A Latin square of order \(n\) has sign \(-1\) if an odd number of its rows and columns (combined) are odd permutations of the tuple \((0,1,\dots,n-1)\), otherwise it's sign is \(+1\). Let \(L_n^O\) and \(L_n^E\) denote the number of sign \(-1\) and sign \(+1\) Latin squares of order \(n\), respectively. When \(n\) is odd it is known that \(L_n^O=L_n^E\), but when \(n\) is even the value of \(L_n^O-L_n^E\) is unknown in general. The Alon-Tarsi Conjecture [\textit{N.\ Alon} and \textit{M.\ Tarsi}, ``Colorings and orientations of graphs,'' Combinatorica 12, No. 2, 125--134 (1992; Zbl 0756.05049)] asserts that \(L_n^O\neq L_n^E\) when \(n\) is even. More than just a curiosity, this conjecture has connections to a set-theoretical conjecture of Dinitz (later proved in [\textit{F.\ Galvin}, ``The list chromatic index of a bipartite multigraph,'' J. Comb. Theory, Ser. B 63, No.\,1, 153--158 (1995; Zbl 0826.05026)]), and Rota's basis conjecture [\textit{R.\ Huang} and \textit{G.-C.\ Rota}, ``On the relations of various conjectures on Latin squares and straightening coefficients,'' Discrete Math. 128, No.\,1-3, 225--236 (1994; Zbl 0797.05019)]. Drisko has shown that if \(p\) is an odd prime then \(L_{p+1}^E-L_{p+1}^O\equiv (-1)^{(p+1)/2}p^2 \pmod{p^3}\), thus establishing the Alon-Tarsi conjecture in some special cases see [\textit{A.\ A.\ Drisko}, ``On the number of even and odd Latin squares of order \(p+1\),'' Adv.
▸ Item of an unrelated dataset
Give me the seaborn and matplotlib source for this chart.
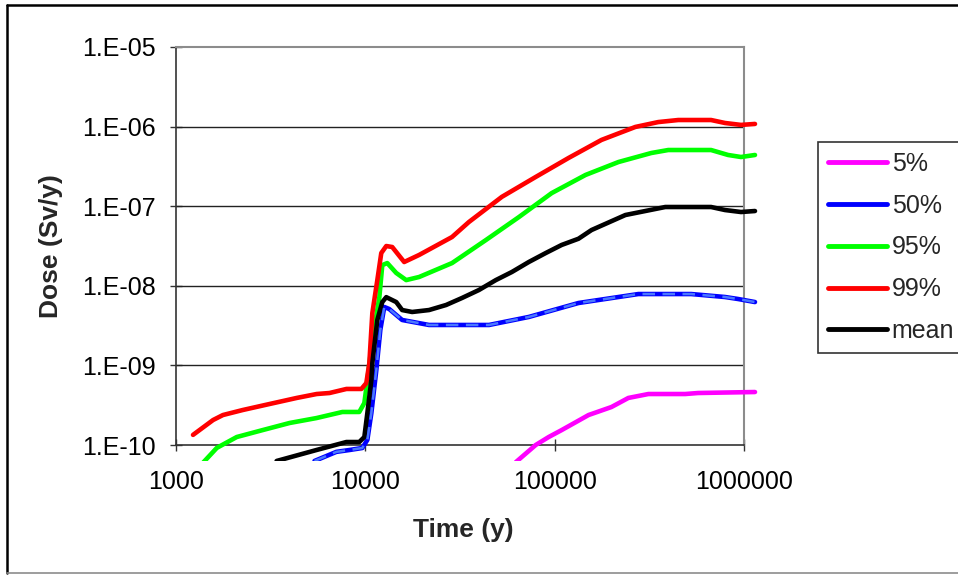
import numpy as np
import pandas as pd
import matplotlib
matplotlib.use("Agg")
import matplotlib.pyplot as plt
from matplotlib.lines import Line2D
from matplotlib.patches import Rectangle
from matplotlib.ticker import FixedLocator, FuncFormatter, NullLocator
import seaborn as sns

# ---- dose curves (time in years, dose in Sv/y) ----
t_p05 = [62400, 79400, 93000, 108900, 151000, 199500, 245000, 312600, 489000, 572000, 1143000]
d_p05 = [6.1e-11, 1.0e-10, 1.26e-10, 1.54e-10, 2.38e-10, 3.0e-10, 3.9e-10, 4.37e-10, 4.37e-10, 4.5e-10, 4.63e-10]

t_p50 = [5390, 7030, 8240, 9640, 10250, 10760, 11430, 12000, 12590, 13370, 15650, 21700,
         45000, 73000, 133600, 276700, 526000, 794000, 929000, 1143000]
d_p50 = [6.3e-11, 8.2e-11, 8.65e-11, 9.17e-11, 1.16e-10, 2.52e-10, 8.75e-10, 2.79e-9, 5.42e-9, 5.11e-9,
         3.72e-9, 3.22e-9, 3.22e-9, 4.06e-9, 6.08e-9, 7.88e-9, 7.88e-9, 7.23e-9, 6.83e-9, 6.25e-9]

t_p95 = [1390, 1643, 2094, 2870, 3980, 5520, 7570, 9290, 9880, 10250, 10890, 11860, 12290, 13060,
         14560, 16440, 19230, 28700, 43350, 64700, 96400, 145600, 217300, 324000, 398000, 670000,
         824000, 964000, 1143000]
d_p95 = [6.0e-11, 9.2e-11, 1.26e-10, 1.54e-10, 1.89e-10, 2.18e-10, 2.6e-10, 2.6e-10, 3.37e-10, 6.56e-10,
         2.09e-9, 7.2e-9, 1.82e-8, 1.93e-8, 1.45e-8, 1.18e-8, 1.29e-8, 1.93e-8, 3.76e-8, 7.3e-8,
         1.46e-7, 2.47e-7, 3.59e-7, 4.66e-7, 5.08e-7, 5.08e-7, 4.4e-7, 4.15e-7, 4.4e-7]

t_p99 = [1230, 1570, 1770, 2250, 3130, 4340, 5530, 6470, 7950, 9530, 10120, 10500, 10890, 11570,
         12140, 12900, 13870, 16040, 19230, 28700, 35240, 52600, 79400, 118500, 176700, 266800,
         352400, 449500, 670000, 794000, 964000, 1143000]
d_p99 = [1.34e-10, 2.06e-10, 2.38e-10, 2.75e-10, 3.28e-10, 3.9e-10, 4.37e-10, 4.5e-10, 5.06e-10, 5.06e-10,
         6.0e-10, 1.07e-9, 4.55e-9, 1.18e-8, 2.58e-8, 3.16e-8, 3.07e-8, 1.99e-8, 2.44e-8, 4.1e-8,
         6.33e-8, 1.31e-7, 2.33e-7, 4.04e-7, 6.8e-7, 9.9e-7, 1.14e-6, 1.21e-6, 1.21e-6, 1.11e-6,
         1.05e-6, 1.08e-6]

t_mean = [3400, 5520, 7940, 9290, 9880, 10250, 10760, 10890, 11570, 12290, 12900, 14560, 15650, 17670,
          21700, 26700, 32400, 39800, 48900, 59400, 73000, 89700, 108900, 133600, 156600, 236400,
          384000, 670000, 794000, 964000, 1143000]
d_mean = [6.3e-11, 8.65e-11, 1.09e-10, 1.09e-10, 1.26e-10, 2.52e-10, 6.56e-10, 1.07e-9, 3.72e-9, 6.25e-9,
          7.2e-9, 6.25e-9, 4.96e-9, 4.69e-9, 4.96e-9, 5.74e-9, 7.03e-9, 8.85e-9, 1.18e-8, 1.49e-8,
          1.99e-8, 2.58e-8, 3.26e-8, 3.9e-8, 5.02e-8, 7.75e-8, 9.77e-8, 9.77e-8, 8.95e-8, 8.45e-8, 8.7e-8]

series_names = ["5%", "50%", "95%", "99%", "mean"]
series_colors = ["#FF00FF", "#0000FF", "#00FF00", "#FF0000", "#000000"]
y_ticks = [1e-10, 1e-9, 1e-8, 1e-7, 1e-6, 1e-5]
x_ticks = [1000, 10000, 100000, 1000000]

frames = []
for name, t, d in zip(series_names,
                      [t_p05, t_p50, t_p95, t_p99, t_mean],
                      [d_p05, d_p50, d_p95, d_p99, d_mean]):
    frames.append(pd.DataFrame({"Time": t, "Dose": d, "series": name}))
df = pd.concat(frames, ignore_index=True)

sns.set_theme(style="white")
plt.rcParams["font.family"] = ["Liberation Sans", "DejaVu Sans"]

W, H = 958, 575
fig = plt.figure(figsize=(W / 100, H / 100), dpi=100)
ax = fig.add_axes([176 / W, 1 - 445 / H, (744 - 176) / W, (445 - 47) / H])

ax.set_xscale("log")
ax.set_yscale("log")

for name, color in zip(series_names, series_colors):
    sub = df[df["series"] == name]
    sns.lineplot(data=sub, x="Time", y="Dose", sort=False, estimator=None,
                 color=color, lw=3.3, ax=ax, legend=False, zorder=3)
# lighter dashed trace over the median curve
sub = df[df["series"] == "50%"]
sns.lineplot(data=sub, x="Time", y="Dose", sort=False, estimator=None,
             color="#4A78FF", lw=1.8, ax=ax, legend=False, zorder=4)
ax.lines[-1].set_dashes([5, 3])

# curves may run slightly past the axis box (plot area is a bit larger)
clip = Rectangle((0, -0.04), 1.05, 1.04, transform=ax.transAxes, fill=False)
for ln in ax.lines:
    ln.set_clip_path(clip)

ax.set_xlim(1000, 1000000)
ax.set_ylim(1e-10, 1e-5)

ax.xaxis.set_major_locator(FixedLocator(x_ticks))
ax.xaxis.set_minor_locator(NullLocator())
ax.yaxis.set_major_locator(FixedLocator(y_ticks))
ax.yaxis.set_minor_locator(NullLocator())
ax.xaxis.set_major_formatter(FuncFormatter(lambda v, p: f"{int(round(v))}"))
ax.yaxis.set_major_formatter(FuncFormatter(lambda v, p: f"1.E-{abs(int(round(np.log10(v)))):02d}"))

ax.tick_params(axis="both", which="major", direction="inout", length=8.5, width=1.0,
               color="#333333", labelsize=18, labelcolor="black",
               left=True, bottom=True)
ax.tick_params(axis="y", pad=10.5)
ax.tick_params(axis="x", pad=14)

ax.grid(False)
for yv in y_ticks[1:-1]:
    ax.axhline(yv, color="#222222", lw=1.0, zorder=1)

for side in ["left", "bottom"]:
    ax.spines[side].set_color("#333333")
    ax.spines[side].set_linewidth(1.2)
for side in ["top", "right"]:
    ax.spines[side].set_color("#8C8C8C")
    ax.spines[side].set_linewidth(1.5)

ax.set_xlabel("Time (y)", fontsize=19, fontweight="bold")
ax.set_ylabel("Dose (Sv/y)", fontsize=19, fontweight="bold")
ax.xaxis.label.set_va("center")
ax.yaxis.label.set_va("center")
ax.xaxis.set_label_coords((463 - 176) / 568, (445 - 530) / 398)
ax.yaxis.set_label_coords((51 - 176) / 568, 0.5)

handles = [Line2D([0], [0], color=c, lw=3.5, solid_capstyle="round") for c in series_colors]
leg = fig.legend(handles, series_names, loc="upper left",
                 bbox_to_anchor=(818 / W, 1 - 142 / H), bbox_transform=fig.transFigure,
                 fontsize=18, frameon=True, fancybox=False, framealpha=1,
                 handlelength=2.35, handletextpad=0.2, borderpad=0.4,
                 labelspacing=0.71, borderaxespad=0)
leg.get_frame().set_edgecolor("#333333")
leg.get_frame().set_linewidth(1.2)

# outer chart frame
fig.add_artist(Line2D([7 / W, 7 / W], [1 - 5 / H, 1 - 573 / H], transform=fig.transFigure,
                      color="black", lw=1.8))
fig.add_artist(Line2D([7 / W, 1.0], [1 - 5 / H, 1 - 5 / H], transform=fig.transFigure,
                      color="black", lw=1.8))
fig.add_artist(Line2D([7 / W, 1.0], [1 - 573 / H, 1 - 573 / H], transform=fig.transFigure,
                      color="#8C8C8C", lw=1.2))

fig.savefig("out.png", dpi=100, facecolor="white")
Math. 128, No. 1, 20--35 (1997; Zbl 0885.05034)]). In the present article the authors show that \(L_{n+1}^E \not\equiv L_{n+1}^O \pmod{t^3}\) only if \(t=n\) and \(n\) is an odd prime, thereby establishing limitations of Drisko's method. In addition the authors conjecture that \(L_n^E\) and \(L_n^O\) are asymptotically equal, and they introduce a generalization of the Alon-Tarsi conjecture. Overall this paper is well written, informative, entertaining, and largely self contained.